__Available data__:
═══

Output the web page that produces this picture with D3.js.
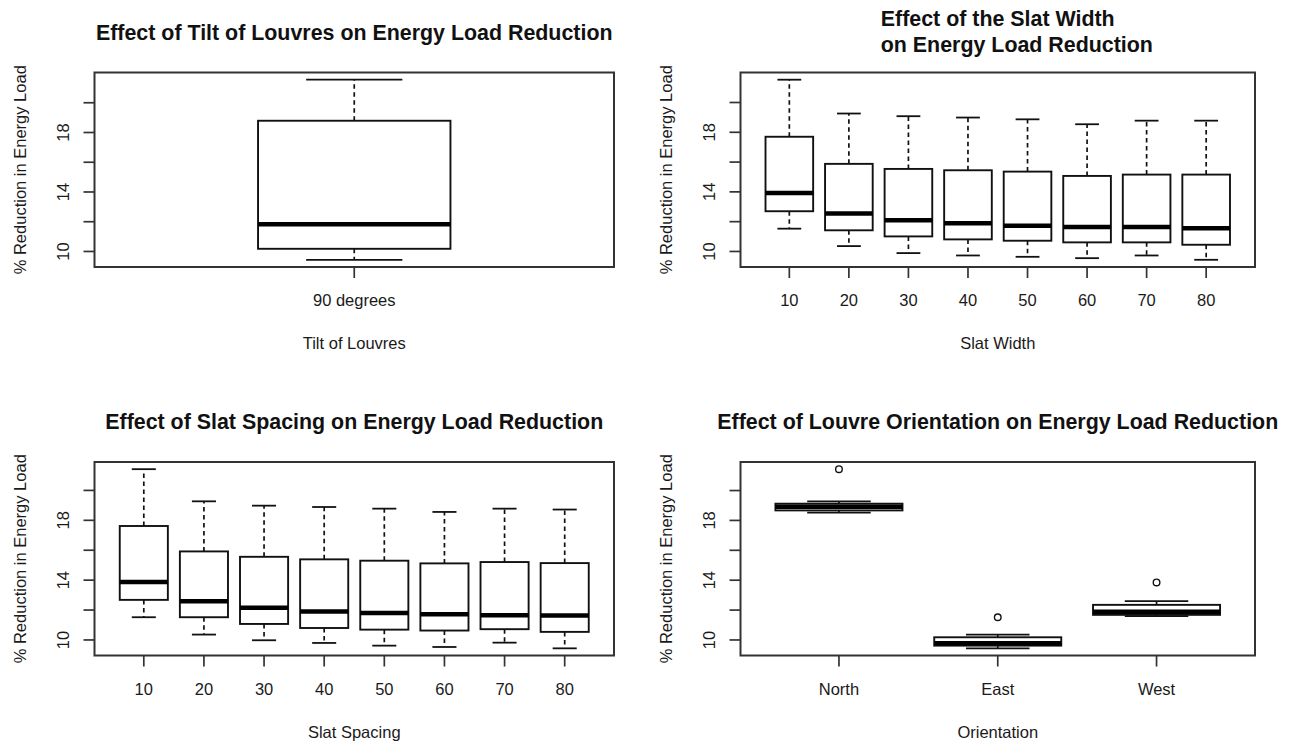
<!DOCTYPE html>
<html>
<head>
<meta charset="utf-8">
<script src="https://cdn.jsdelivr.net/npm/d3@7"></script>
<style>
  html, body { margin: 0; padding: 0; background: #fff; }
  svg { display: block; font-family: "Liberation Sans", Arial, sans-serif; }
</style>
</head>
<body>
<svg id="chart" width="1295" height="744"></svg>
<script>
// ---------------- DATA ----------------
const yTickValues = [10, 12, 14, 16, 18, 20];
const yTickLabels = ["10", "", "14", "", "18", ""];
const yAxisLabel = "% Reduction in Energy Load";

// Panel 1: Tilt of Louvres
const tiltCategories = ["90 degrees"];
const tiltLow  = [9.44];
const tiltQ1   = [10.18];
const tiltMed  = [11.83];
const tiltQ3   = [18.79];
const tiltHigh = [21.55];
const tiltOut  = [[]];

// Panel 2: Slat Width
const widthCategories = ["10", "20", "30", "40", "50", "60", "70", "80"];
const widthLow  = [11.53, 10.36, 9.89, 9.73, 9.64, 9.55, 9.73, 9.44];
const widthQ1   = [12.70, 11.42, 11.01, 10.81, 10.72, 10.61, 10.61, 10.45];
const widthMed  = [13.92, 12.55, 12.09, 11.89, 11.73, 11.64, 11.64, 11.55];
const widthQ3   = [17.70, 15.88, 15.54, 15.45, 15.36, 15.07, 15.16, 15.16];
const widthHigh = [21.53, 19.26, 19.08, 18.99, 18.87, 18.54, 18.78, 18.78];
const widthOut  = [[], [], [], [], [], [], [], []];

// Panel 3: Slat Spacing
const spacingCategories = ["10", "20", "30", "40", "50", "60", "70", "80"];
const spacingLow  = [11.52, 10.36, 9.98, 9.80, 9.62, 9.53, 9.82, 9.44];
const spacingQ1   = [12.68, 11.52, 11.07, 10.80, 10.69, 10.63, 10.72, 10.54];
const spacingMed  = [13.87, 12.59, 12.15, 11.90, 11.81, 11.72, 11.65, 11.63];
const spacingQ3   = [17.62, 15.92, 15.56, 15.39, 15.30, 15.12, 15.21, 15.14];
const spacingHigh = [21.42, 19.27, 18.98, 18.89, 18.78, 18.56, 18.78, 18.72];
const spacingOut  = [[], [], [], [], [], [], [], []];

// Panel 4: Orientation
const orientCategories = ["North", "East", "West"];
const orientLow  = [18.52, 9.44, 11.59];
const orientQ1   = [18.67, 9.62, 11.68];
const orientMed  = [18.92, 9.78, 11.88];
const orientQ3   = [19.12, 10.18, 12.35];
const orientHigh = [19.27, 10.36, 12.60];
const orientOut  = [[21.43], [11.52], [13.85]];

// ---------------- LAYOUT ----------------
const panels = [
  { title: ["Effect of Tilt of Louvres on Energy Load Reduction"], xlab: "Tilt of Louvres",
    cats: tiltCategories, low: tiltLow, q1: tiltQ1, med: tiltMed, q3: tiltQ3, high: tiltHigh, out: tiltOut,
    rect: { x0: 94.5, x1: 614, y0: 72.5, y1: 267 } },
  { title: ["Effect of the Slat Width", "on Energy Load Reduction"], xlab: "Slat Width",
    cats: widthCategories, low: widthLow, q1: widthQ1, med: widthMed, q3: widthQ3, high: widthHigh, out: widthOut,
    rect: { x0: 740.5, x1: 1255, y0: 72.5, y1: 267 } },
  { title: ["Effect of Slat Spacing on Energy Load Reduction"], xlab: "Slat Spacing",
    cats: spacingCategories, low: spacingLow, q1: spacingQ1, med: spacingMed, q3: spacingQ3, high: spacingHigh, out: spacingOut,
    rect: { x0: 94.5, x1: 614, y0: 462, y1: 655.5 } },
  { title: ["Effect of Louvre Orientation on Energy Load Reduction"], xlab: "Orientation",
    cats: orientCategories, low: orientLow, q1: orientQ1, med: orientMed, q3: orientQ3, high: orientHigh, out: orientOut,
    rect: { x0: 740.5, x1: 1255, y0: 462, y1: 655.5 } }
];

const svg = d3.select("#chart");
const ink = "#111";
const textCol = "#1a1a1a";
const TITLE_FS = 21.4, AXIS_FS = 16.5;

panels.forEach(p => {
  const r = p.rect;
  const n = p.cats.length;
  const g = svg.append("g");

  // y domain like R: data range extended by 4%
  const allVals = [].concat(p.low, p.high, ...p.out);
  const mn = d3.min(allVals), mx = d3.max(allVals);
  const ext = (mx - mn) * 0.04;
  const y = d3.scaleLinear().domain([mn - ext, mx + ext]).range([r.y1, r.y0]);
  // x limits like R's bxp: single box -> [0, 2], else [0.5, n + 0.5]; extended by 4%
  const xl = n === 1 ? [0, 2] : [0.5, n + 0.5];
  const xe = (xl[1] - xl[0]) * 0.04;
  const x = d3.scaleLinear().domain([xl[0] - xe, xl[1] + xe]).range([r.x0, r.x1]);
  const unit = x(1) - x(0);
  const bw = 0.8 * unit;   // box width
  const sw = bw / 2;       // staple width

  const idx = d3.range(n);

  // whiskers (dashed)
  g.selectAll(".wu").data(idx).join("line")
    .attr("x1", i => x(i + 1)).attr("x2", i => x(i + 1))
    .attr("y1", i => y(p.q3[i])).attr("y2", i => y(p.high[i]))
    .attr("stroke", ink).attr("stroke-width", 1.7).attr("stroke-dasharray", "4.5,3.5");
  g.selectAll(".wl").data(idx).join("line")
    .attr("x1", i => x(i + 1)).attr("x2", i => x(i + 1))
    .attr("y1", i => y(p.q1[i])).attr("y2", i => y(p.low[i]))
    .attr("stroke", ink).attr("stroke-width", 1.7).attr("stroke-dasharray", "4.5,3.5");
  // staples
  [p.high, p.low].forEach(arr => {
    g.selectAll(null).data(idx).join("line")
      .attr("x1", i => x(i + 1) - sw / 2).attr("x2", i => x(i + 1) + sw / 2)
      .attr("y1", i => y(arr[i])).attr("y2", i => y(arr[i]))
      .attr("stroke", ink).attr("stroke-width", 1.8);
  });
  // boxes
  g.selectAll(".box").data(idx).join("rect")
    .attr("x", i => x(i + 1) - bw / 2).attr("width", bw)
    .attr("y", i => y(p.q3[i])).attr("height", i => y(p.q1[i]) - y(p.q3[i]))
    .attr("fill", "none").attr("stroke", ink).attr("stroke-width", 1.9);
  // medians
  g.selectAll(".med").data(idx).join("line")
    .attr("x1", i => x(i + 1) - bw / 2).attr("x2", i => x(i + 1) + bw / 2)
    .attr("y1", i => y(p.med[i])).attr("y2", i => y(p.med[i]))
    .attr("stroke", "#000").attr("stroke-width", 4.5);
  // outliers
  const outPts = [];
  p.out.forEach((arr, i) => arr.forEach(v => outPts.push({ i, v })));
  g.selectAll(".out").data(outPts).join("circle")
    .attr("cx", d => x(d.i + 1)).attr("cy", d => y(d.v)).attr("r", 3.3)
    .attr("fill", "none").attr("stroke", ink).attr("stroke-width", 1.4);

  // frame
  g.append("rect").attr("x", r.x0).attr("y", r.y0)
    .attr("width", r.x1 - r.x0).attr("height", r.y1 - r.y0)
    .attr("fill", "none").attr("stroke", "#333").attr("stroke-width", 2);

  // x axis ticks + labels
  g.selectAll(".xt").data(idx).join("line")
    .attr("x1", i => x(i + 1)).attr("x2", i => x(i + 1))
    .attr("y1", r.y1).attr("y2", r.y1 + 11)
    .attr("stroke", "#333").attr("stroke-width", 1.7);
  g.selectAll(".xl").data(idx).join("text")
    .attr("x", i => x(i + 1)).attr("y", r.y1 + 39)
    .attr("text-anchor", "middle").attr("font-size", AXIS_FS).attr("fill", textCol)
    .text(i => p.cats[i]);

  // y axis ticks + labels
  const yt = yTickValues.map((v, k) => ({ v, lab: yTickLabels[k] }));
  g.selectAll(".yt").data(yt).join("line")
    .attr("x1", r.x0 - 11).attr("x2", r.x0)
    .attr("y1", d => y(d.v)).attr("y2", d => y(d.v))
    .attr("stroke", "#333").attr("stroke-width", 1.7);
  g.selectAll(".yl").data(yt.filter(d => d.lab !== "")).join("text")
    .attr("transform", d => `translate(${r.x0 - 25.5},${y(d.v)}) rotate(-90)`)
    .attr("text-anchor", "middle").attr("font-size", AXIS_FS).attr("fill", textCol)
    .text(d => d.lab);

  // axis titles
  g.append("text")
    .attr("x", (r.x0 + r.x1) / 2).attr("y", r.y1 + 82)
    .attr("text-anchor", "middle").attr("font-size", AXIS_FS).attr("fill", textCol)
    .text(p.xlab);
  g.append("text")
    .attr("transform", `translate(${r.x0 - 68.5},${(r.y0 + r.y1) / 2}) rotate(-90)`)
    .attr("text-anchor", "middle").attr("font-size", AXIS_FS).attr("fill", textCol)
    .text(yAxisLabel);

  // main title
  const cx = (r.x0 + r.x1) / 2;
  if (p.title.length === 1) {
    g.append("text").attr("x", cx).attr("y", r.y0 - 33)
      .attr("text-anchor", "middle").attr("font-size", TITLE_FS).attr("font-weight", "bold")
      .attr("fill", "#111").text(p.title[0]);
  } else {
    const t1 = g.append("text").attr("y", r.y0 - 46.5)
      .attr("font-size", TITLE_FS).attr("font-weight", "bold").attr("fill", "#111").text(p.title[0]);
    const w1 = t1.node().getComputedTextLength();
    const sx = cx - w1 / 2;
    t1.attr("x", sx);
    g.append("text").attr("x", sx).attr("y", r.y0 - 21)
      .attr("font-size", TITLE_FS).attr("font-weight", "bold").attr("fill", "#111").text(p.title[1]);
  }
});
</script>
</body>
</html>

═══

__Problem statement__: Omitting all pictures, restate exactly the lines of the material from its start through the line that contains "Reduction in Energy".

__Reply__:
Output the web page that produces this picture with D3.js.
<!DOCTYPE html>
<html>
<head>
<meta charset="utf-8">
<script src="https://cdn.jsdelivr.net/npm/d3@7"></script>
<style>
  html, body { margin: 0; padding: 0; background: #fff; }
  svg { display: block; font-family: "Liberation Sans", Arial, sans-serif; }
</style>
</head>
<body>
<svg id="chart" width="1295" height="744"></svg>
<script>
// ---------------- DATA ----------------
const yTickValues = [10, 12, 14, 16, 18, 20];
const yTickLabels = ["10", "", "14", "", "18", ""];
const yAxisLabel = "% Reduction in Energy Load";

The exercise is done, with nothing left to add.